Exercise prompt =
Identify every line containing the word "that" and reproduce each one.

Exercise material =

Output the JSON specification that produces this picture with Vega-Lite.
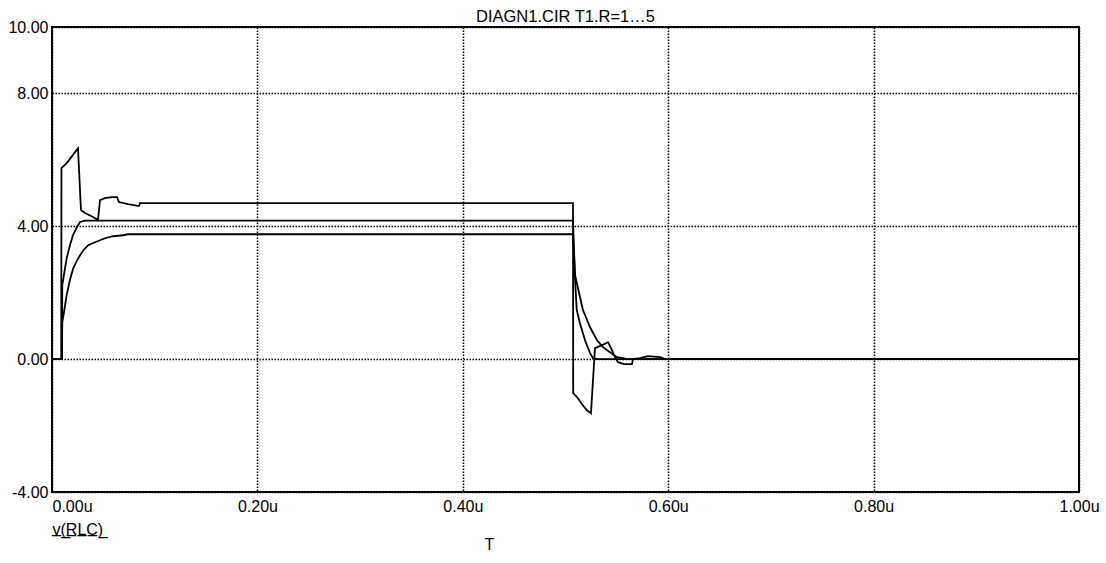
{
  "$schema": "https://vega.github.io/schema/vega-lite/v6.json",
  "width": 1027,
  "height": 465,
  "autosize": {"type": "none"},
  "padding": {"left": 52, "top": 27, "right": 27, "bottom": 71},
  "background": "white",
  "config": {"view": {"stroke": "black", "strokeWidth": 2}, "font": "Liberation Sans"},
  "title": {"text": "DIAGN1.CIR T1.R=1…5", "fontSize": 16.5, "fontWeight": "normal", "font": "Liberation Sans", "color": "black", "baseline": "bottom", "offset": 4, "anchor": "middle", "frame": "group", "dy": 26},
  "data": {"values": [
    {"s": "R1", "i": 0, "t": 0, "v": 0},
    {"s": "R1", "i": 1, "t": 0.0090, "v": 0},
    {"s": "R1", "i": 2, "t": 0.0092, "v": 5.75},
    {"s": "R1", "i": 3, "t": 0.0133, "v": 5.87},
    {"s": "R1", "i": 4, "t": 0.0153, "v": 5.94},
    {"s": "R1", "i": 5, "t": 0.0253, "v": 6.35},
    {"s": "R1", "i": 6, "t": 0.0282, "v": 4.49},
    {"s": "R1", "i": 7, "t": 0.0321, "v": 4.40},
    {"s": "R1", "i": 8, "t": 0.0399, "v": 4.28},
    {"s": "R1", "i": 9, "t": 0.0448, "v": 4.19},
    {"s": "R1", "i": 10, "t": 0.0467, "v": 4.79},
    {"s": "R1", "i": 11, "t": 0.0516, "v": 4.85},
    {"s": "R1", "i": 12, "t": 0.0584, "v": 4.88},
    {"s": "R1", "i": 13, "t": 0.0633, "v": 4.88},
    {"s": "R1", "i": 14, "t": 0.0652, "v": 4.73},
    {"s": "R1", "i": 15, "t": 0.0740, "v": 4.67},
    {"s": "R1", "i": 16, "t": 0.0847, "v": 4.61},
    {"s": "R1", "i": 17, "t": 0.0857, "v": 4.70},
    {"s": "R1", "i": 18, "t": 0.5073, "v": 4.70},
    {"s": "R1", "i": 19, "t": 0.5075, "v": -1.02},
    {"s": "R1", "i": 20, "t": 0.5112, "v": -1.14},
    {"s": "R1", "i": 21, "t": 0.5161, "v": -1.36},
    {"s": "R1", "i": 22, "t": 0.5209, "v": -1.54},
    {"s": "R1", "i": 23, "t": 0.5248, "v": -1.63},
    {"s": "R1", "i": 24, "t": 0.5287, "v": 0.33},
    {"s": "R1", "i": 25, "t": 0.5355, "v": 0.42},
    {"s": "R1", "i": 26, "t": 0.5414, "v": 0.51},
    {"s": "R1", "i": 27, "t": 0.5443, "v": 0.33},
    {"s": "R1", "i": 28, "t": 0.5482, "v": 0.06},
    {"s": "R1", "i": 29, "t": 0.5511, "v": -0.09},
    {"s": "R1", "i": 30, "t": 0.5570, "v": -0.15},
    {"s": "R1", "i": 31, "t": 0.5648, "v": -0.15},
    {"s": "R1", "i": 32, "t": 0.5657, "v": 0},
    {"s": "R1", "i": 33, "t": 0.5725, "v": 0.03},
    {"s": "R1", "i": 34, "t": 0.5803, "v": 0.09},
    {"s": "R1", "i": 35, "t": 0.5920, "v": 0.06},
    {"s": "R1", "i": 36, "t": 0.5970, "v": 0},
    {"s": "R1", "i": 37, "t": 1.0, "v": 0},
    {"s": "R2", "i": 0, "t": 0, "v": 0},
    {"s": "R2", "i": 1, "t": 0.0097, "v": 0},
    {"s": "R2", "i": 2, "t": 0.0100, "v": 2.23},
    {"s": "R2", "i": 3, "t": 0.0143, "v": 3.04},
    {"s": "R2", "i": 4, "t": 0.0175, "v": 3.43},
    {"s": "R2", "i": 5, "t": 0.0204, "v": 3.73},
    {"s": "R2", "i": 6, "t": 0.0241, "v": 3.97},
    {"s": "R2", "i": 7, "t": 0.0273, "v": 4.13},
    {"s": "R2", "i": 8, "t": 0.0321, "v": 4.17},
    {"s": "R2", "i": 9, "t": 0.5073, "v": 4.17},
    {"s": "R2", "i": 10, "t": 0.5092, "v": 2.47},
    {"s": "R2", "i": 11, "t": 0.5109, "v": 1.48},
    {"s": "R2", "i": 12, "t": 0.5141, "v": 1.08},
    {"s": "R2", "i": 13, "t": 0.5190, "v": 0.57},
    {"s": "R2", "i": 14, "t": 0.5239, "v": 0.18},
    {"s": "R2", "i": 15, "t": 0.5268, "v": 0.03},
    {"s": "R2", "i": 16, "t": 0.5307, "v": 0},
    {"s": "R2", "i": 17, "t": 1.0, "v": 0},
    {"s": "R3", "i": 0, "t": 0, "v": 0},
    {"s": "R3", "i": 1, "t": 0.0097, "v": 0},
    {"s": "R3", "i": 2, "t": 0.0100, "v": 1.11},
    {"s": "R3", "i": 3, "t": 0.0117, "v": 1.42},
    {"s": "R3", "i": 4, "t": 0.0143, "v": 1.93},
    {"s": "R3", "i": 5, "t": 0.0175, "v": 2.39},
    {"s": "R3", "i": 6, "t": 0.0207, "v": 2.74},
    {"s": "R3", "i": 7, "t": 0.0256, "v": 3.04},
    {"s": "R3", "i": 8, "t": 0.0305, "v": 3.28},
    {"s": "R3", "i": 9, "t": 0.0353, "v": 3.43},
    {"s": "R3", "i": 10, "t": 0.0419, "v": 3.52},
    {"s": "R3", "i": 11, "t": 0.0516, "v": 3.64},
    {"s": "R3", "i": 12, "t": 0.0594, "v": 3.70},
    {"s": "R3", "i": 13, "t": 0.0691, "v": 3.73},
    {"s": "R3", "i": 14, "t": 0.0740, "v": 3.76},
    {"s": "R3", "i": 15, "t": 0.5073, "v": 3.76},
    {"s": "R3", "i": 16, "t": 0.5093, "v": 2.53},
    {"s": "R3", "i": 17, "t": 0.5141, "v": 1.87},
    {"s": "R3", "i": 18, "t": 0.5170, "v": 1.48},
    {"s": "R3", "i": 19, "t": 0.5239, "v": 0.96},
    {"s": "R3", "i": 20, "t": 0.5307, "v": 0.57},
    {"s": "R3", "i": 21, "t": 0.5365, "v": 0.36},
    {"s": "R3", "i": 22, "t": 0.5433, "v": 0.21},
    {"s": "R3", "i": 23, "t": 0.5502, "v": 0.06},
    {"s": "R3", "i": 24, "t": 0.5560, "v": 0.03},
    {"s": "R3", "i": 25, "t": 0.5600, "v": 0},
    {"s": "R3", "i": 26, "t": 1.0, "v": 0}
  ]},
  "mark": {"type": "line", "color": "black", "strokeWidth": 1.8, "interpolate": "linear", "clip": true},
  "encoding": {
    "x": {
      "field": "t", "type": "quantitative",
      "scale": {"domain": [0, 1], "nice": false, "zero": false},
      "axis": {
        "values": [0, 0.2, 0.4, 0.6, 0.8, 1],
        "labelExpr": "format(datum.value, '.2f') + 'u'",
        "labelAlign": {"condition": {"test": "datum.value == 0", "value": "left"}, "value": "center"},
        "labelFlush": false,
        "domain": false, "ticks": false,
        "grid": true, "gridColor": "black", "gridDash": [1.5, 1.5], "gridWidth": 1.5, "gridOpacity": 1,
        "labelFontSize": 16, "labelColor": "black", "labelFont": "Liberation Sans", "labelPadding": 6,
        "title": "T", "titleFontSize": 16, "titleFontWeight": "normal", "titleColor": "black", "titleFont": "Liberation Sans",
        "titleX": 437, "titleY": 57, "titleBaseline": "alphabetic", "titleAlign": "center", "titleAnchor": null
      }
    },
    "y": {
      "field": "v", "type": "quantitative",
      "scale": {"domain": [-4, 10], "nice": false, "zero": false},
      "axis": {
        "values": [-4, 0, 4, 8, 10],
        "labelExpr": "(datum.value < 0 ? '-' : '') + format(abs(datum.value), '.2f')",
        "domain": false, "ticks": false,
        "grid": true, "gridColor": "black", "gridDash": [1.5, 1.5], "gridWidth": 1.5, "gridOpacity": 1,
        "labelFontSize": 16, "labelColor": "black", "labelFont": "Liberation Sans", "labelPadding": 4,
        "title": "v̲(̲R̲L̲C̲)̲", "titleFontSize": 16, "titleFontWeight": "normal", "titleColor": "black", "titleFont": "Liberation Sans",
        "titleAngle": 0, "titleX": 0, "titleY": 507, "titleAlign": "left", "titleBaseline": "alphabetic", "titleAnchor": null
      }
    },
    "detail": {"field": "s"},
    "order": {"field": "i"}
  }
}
==
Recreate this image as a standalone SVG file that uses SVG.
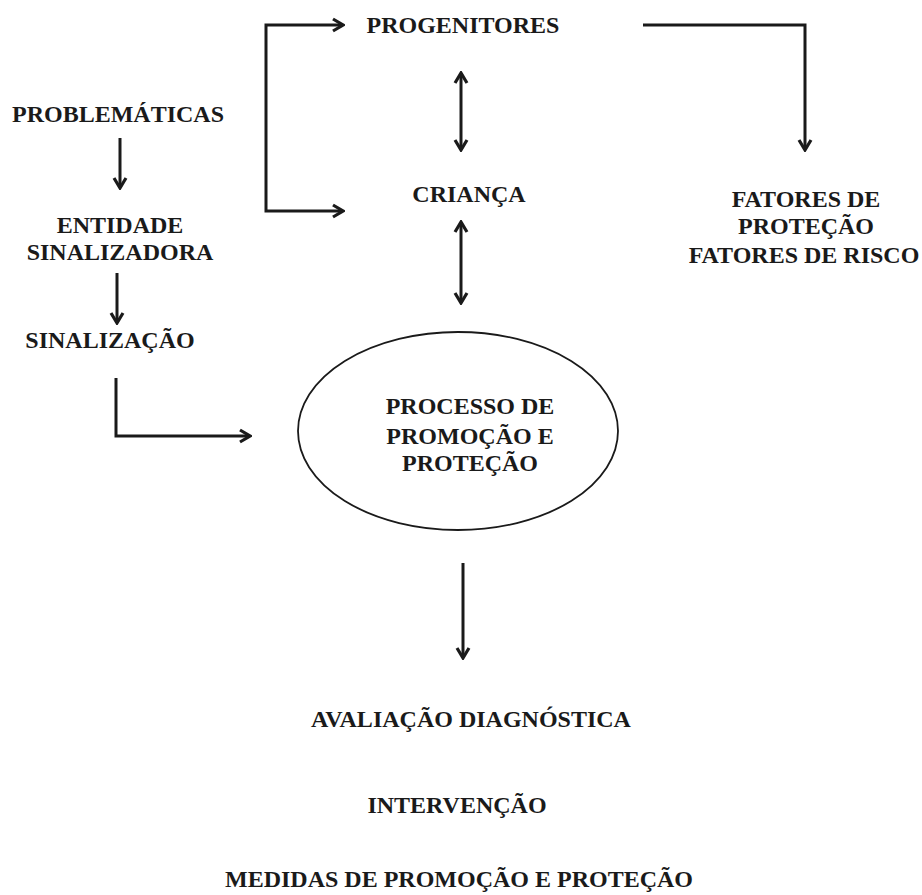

Solution for this problem =
Output the JSON specification that produces this picture with Vega-Lite.
Recreate this image as a standalone SVG file that uses SVG.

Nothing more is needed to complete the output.